This content has been marked as final. Show 2 replies
In this scenario it seems that a single database handle will not be accessed by more than one thread at a time. In other words, one thread will only perform operations on certain databases, and those databases will only be accessed and modified by this thread.
The way transactions should access the databases, in what order, what particular operations you should perform, whether you should only access a single database, depends on the application needs. For example, if certain operations that should be part of the same set of changes, and which should be performed atomically, hence within a transaction, imply changes to multiple databases, then it is clear that one transaction cannot solely operate on a single database.
For instance holding an open transaction and trying to get another one during election (where the environment is locked).This indicates that you are using HA / Replication. Most likely Replication Manager (repmgr) in BDB. During an election, actually after an election is completed, if the role needs to be changed (master -> client, client -> master), repmgr will lock-out the environment. Repmgr also locks-out the environment when there is a a major system change (recovery, internal init or role change). When locking-out the environment BDB will wait for existing active transactions to complete (completing a transaction means committing or aborting it). While BDB waits for these active transactions to be completed/resolved, new transactions cannot be started (the lockout prevents new transactions and cursors from starting, until all existing active transactions and cursors have been resolved / completed).
This is why you see new transactions waiting. If you are concerned with this waiting, that new transactions cannot be started and have to wait, then you can avoid the waiting by setting the DB_REP_CONF_NOWAIT flag from DbEnv::rep_set_config():
If you set the DB_REP_CONF_NOWAIT flag, then the DbEnv::txn_begin() call will return with DB_REP_LOCKOUT instead of waiting.
However, you would still need to resolve the existing active transactions. It might be the case that this these transactions are just sitting around, without completing. You need to inspect the application code and see what these transactions are doing.
If they are in-progress, any further BDB API call, like Db::put() or Db::get(), will return DB_LOCK_DEADLOCK so that the application will immediately resolve the txns that are holding everything up. Thus, even long running txns should resolve quickly, on the next API usage hopefully.
Is it right to say that the best way to use transactions is to hold one each time for all DBs within environment?This sounds like bad design, specifically because I doubt the operations that the transaction should perform atomically are all affecting all the databases in the environment. Doing things this way certainly is a way of degrading performance.
Does multithread like described above can harm that?
You should use transactions as before, and work on correctly identifying the places in the application where deadlocks are happening and handle the deadlocks properly.
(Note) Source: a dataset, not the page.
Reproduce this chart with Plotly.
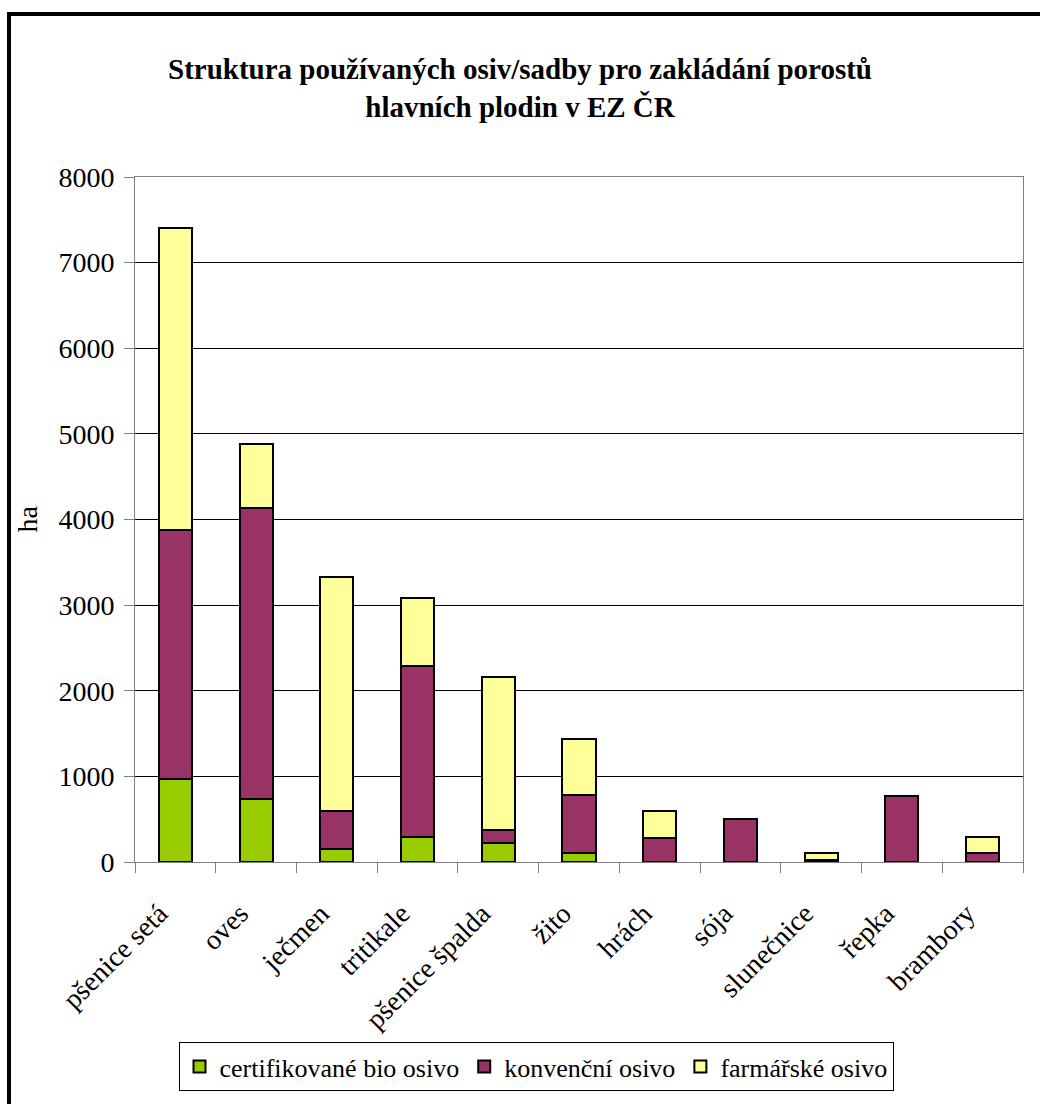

But again, what operations you enclose in a transaction depends on what changes need to be performed atomically and on what databases.
As reference, you can review the following chapters in the BDB Reference Guide:
Can nested transactions be a solution approach here? If so how?Nested / child transactions are explained here:
I do not see how nested transactions would help here. They are useful when there is a need to decompose a large long running txn into smaller pieces, which enclose changes that can be independently (independent of the other changes in the parent txn) aborted if needed. Nested transactions inherit the locks from the parent txn so the locking issues will still exist.
I doubt that you do this, but just mention it. A transaction may only span multiple threads if the access to the txn handle is serialized (the txn handle cannot be used simultaneously in more than one thread at a time).
Hope this helps
Hi, thanks for the detailed answer.
1. If we can't modify one txn handle in more than one thread and also can't modify DB handle in more than one thread this implies that
all txns that operates on more than one DB must work in a single thread. This affects the performance of the application.
Our intention on modified each DB in a separated thread was to cope with high rate of DB operations - loosing automicity on operations to be done in more than one DB.
What is the recommended solution?
We have Replication environment on 2 machines cluster, with repmgr. We do use DB_REP_CONF_NOWAIT and handle
DB_REP_LOCKOUT and DB_LOCK_DEADLOCK errors as following:
Since we don't know on application when election/sync will start (or any operation that may lock the env, in version 5.1.19 there is no event to tell that) once we get the above errors we abort all opened txns and forbid getting new ones until election/sync completes or 20 sec of timeout. We forbid DB operations like put del etc as well.
When we get the above errors during election and despite the handling, the machine which holds the Master role gives up his role and become Client. So the new machine gets to be the Master even before the DB was totally replicated to it from the first Master.
Therefor this is a critical issue.
How to prevent that to happen?
Additional info: for each DB we got a dedicated thread that make operations on it, in Master machine only.
the open/close of env and DBs is done by the main thread.
we got also a checkpoint thread that clean unused logs (log_archive) every 30 sec and calls get_site_list to determinize connection in the cluster every 1 sec.